O jornalista Alfredo Gebrim, 59, resolveu se mudar da região há dois meses, também por causa do barulho do calçadão. "Vim morar no centro há dez anos, com uma esperança de revitalização que nunca ocorreu", reclama.

Uma das moradoras, que tem uma janela de frente para o calçadão, chamou a polícia quatro vezes na semana passada para tentar diminuir o volume dos shows, em vão. Ela também chegou a fazer um Boletim de Ocorrência após se sentir "intimidada" pelo dono de um dos bares, quando foi reclamar pessoalmente. Uma reclamação formal à prefeitura também já foi enviada.

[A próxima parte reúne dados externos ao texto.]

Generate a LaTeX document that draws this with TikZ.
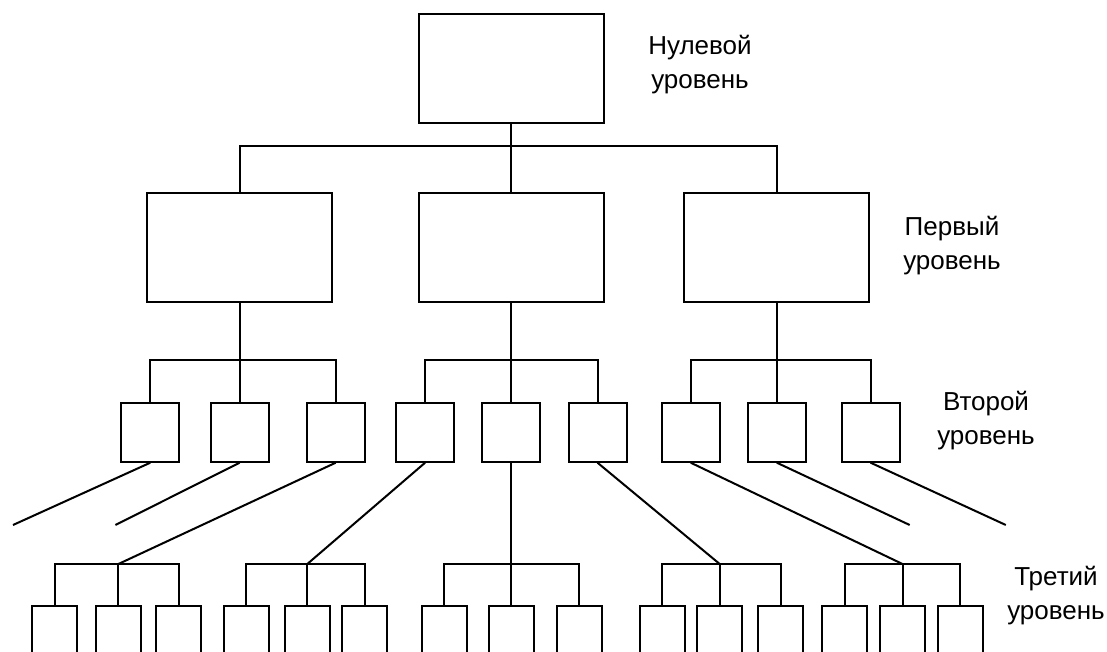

Durante a semana, a reportagem constatou que os estabelecimentos voltam a aumentar o som depois que os policiais militares vão embora.

"Os prédios ficam longe, não entendo essa reclamação. E nós desligamos às 23h, não dura a noite toda", explica Helio Pereira, dono do Esquina da Sete.

"Não adianta você melhorar o movimento do calçadão se os moradores se sentirem incomodados com o barulho. É preciso que haja um entendimento entre todos, senão pode haver um fuga [de moradores]. O ideal é sempre o uso misto: habitação e comércio", explica Camila D'ottaviano, da USP.

Outra queixa de quem vive na Sete de Abril é o barulho que fazem os caminhões que recolhem o lixo de quatro caçambas instaladas na via. O lixo é normalmente coletado na madrugada, causando transtorno para quem quer dormir, dizem.

Durante o dia, as caçambas ficam tão cheias que chegam a transbordar, espalhando sacos de lixo pela via.

PREFEITURA

Em nota, a Prefeitura de São Paulo afirmou que enviará fiscais do Psiu (Programa de Silêncio Urbano) para fiscalizar se os bares estão se excedendo no barulho. Técnicos também vão verificar se os estabelecimentos têm alvará de funcionamento.

Também afirmou que estuda aumentar o número de caçambas de lixo na rua. A coleta de resíduos ocorre na madrugada, explica a gestão Haddad, porque "visa a melhor locomoção do veículo no trânsito e mais segurança dos pedestres, pois durante o dia o caminhão da coleta não consegue acessar a área devido à grande movimentação de pessoas".